Because we aren’t completely pessimistic, we thought you should also check out “Carry the World,” inspired by stories of family separation in scientology and the struggle against beliefs that make strangers of those closest to you. In the verses, one party pleads with the other to leave the belief and the chorus responds…favorably.
We aren’t completely hopeless, but then this was before our city was bombed by a 5G conspiracy terrorist.
We recently caught up with Palm Ghosts frontman Joseph Lekkas for further insight.
Lifeboat Candidate comes out today and can be found on BandCamp.
Sounds like you guys did a lot of the creative process for this album through file sharing and email. How do you think that informed the direction of these new songs?
Definitely. This was a completely different approach from how we’ve written and recorded in the past. Usually we are together throwing ideas back and forth in my studio. Obviously, this year that wasn’t an option. So, searching for new creative avenues, I reconnected with an old friend and drummer back in the Philadelphia area, Walt Epting, and asked him to send me some ideas he might have. He didn’t have a proper recording setup, so he placed his iPhone 6 on his floor tom, and texted me sound files of the ideas he had. They ended up having an interesting sound, super compressed and lo-fi, that I actually kind of liked. So i pieced them together in pro tools and starting writing bass parts and song structures came together quickly. I emailed them to Jason, who added guitar ideas and sent them back to me. I placed those in the song, added some synth parts and sent them to Ben Douglas to write lyrics and melodic ideas. After I received them, I sang them and you’re listening to the results!
What inspired the heavy percussive nature of Lifeboat Candidate?
Walt sent me a number of different grooves, from afro-cuban to funk, tribal to Motorik beats. I thought the tribal beats were unique and intense and leaned heavier on those. One of the beats, from “The Dead Inside”, was a deconstructed James Brown groove, but certainly doesn’t sound like that in the context of the song, which I think is pretty cool. Walt’s background is in jazz drumming, Steve Gadd, Elvin Jones, Jim Paxson Sr. and Jerry Marotta all being influences. So we are all coming to this from very different influences that I think work well together.
How did the events of the past year inform the songwriting on the album?
What a year! So much fear and anger. I don’t know how one couldn’t be influenced by 2020. I think this record is pretty dystopian and angry sounding in lots of ways, but, honestly, everything we do has a bit of classic pop in it, so it balances a bit of the ugly. Our collective influences span from Peter Gabriel to doom metal, Belle and Sebastian to The Cure with a little Enya sprinkled in for palatability. Honestly though, It’s hard to watch the world you know get turned upside down without having something to say about it.

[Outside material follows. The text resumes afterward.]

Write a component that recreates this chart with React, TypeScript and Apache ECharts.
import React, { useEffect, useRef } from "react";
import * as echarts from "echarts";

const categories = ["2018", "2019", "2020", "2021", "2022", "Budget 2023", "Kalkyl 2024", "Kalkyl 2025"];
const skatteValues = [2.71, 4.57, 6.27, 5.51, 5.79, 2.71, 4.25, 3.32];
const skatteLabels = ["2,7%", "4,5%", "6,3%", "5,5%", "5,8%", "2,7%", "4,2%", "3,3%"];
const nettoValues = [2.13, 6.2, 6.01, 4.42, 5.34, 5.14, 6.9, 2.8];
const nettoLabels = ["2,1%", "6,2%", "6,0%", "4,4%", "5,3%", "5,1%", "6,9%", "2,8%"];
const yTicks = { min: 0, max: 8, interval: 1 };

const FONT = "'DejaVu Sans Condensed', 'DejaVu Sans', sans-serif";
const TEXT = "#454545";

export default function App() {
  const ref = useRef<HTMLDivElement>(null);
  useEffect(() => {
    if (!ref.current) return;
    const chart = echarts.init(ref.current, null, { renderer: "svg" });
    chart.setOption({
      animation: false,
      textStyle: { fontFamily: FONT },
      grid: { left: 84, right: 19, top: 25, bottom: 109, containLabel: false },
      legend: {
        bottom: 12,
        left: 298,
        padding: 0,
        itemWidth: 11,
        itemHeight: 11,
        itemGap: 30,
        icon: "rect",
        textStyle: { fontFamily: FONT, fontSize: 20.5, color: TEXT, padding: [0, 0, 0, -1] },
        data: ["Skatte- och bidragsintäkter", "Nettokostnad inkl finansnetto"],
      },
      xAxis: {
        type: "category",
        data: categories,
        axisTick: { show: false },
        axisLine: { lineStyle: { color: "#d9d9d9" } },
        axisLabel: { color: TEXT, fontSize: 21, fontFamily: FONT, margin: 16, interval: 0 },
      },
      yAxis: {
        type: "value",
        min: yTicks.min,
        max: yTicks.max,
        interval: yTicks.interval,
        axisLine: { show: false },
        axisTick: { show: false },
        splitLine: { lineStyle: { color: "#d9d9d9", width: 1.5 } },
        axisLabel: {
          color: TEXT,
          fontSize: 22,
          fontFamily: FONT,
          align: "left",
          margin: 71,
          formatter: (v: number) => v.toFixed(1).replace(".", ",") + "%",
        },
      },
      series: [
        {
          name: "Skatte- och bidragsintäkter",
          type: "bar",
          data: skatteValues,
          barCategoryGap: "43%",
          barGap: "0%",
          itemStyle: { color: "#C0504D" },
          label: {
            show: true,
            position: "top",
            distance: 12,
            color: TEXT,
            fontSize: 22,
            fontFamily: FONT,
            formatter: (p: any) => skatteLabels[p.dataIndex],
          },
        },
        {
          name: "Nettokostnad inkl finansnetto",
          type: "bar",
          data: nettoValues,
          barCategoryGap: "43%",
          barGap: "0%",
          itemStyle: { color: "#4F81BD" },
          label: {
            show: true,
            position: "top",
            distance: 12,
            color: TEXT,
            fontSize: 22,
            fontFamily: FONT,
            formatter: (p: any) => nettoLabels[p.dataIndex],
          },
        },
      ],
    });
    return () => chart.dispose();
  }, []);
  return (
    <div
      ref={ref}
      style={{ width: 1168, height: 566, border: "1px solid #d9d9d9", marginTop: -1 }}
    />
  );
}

I’m a big fan of the keyboards on Lifeboat Candidate, and it lead me to wonder what kinds of vintage 80s equipment was in play during the creation of the album?
Sorry to let you down, but most of the keyboards were soft synths. I used to have a vintage Juno 60 that I regrettably sold when I moved from Philadelphia. I have a Behringer Deepmind and a Model D that I use at times, but I mostly use soft synth versions of the Jupiter 8, Juno 60, DX7, Solina, CS-80 and Mellotron. Maybe one day I’ll have the vintage synth arsenal I dream about!

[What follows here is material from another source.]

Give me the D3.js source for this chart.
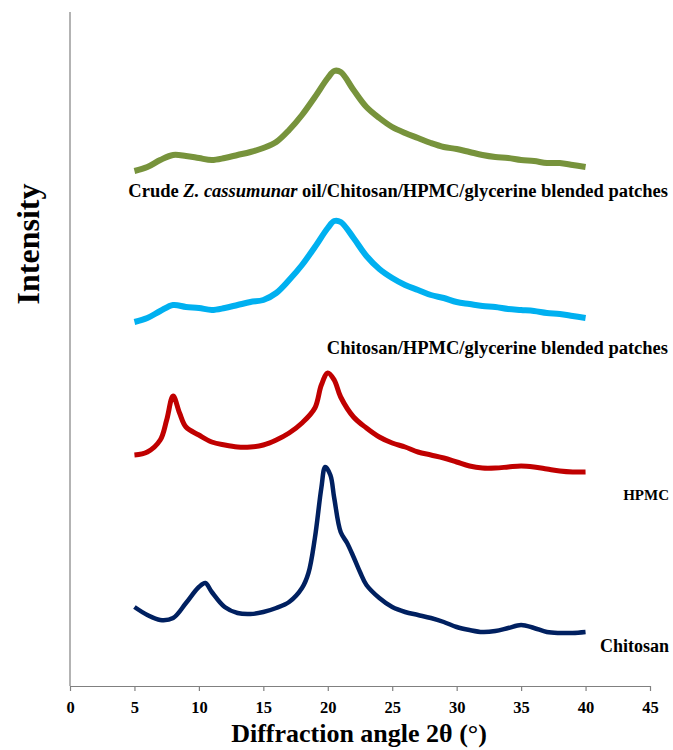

Have you been able to practice these new songs together in the same room at all yet? How do you feel about getting back out and playing in front of people again?

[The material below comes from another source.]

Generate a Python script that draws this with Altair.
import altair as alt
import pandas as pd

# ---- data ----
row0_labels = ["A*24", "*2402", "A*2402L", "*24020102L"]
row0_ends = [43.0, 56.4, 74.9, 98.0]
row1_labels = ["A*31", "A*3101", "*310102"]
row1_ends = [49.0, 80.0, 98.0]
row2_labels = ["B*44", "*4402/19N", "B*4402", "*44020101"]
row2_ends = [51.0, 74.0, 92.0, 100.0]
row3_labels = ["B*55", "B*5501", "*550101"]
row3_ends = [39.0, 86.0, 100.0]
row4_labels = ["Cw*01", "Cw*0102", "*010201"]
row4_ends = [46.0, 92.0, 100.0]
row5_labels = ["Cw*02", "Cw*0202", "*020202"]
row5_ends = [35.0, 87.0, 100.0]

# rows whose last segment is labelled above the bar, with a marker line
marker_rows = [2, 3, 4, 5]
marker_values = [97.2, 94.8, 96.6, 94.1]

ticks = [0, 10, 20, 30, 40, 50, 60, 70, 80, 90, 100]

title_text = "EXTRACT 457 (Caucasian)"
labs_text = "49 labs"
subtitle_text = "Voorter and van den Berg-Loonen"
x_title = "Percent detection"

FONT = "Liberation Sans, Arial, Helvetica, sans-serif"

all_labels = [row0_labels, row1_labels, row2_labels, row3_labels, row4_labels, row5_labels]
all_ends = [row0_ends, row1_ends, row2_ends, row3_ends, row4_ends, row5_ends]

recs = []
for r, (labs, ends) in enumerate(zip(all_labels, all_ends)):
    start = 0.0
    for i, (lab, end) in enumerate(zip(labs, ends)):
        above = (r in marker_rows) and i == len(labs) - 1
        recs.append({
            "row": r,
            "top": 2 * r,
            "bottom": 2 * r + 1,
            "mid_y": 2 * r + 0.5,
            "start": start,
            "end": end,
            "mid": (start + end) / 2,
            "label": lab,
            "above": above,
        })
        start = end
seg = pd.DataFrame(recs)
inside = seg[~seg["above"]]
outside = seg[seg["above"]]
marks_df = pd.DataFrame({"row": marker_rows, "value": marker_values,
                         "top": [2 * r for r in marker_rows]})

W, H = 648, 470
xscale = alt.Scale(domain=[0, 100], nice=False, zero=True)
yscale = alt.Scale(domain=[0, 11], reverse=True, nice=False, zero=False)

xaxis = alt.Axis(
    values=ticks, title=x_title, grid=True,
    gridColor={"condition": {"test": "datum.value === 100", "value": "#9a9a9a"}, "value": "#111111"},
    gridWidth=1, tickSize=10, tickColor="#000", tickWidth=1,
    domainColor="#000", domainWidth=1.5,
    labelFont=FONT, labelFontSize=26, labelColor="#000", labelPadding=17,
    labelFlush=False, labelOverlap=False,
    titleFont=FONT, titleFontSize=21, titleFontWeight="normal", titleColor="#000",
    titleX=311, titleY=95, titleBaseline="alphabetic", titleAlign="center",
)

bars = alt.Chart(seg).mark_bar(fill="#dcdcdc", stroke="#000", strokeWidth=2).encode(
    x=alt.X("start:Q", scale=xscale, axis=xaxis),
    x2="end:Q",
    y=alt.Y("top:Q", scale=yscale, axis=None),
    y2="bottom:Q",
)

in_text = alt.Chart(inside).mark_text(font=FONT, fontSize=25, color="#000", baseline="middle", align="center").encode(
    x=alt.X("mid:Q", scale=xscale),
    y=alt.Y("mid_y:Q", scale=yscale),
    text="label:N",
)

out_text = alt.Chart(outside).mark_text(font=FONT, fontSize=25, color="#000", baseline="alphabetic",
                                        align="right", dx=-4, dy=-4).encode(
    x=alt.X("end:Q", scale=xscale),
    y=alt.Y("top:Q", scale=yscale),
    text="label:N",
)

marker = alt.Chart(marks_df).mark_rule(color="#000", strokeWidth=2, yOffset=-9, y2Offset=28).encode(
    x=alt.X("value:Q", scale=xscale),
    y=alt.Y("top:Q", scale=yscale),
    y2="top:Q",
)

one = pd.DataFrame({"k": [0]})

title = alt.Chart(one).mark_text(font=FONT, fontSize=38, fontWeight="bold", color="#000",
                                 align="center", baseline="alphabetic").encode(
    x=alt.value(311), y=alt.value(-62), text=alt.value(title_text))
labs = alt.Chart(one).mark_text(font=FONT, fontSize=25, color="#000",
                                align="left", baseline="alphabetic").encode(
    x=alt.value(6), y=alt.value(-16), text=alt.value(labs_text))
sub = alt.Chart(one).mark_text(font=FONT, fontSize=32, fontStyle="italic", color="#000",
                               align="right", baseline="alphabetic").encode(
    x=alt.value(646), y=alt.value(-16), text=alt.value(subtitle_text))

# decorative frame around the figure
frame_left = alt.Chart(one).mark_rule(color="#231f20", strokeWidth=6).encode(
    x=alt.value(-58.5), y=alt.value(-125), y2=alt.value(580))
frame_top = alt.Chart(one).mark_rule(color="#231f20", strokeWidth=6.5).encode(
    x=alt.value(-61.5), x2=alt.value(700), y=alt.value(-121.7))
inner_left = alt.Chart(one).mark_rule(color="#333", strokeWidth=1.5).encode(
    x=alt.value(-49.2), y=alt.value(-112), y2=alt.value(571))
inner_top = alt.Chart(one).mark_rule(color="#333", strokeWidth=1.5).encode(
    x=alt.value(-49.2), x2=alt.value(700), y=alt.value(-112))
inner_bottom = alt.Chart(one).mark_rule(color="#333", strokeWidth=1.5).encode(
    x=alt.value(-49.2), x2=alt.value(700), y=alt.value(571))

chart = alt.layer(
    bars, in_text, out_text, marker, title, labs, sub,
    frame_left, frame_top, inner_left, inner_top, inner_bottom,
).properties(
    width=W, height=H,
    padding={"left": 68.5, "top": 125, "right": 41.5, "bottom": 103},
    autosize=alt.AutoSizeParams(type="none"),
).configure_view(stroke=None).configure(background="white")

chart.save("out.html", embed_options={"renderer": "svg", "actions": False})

We have not played these together in person yet. I have been playing bass and singing on my own, which has been a bit difficult, honestly. The parts are very syncopated because they weren’t written in the traditional way. This will make for quite an interesting journey from conception to performance, but one I’m very much up for taking. Who doesn’t love a good challenge, right? As for getting back out on the road and playing, I honestly can’t wait. Our last show was in San Antonio TX, on Feb 20, 2020. That’s quite a while ago. We’ll definitely see you all as soon as we get the all clear for shows! You can bet on that.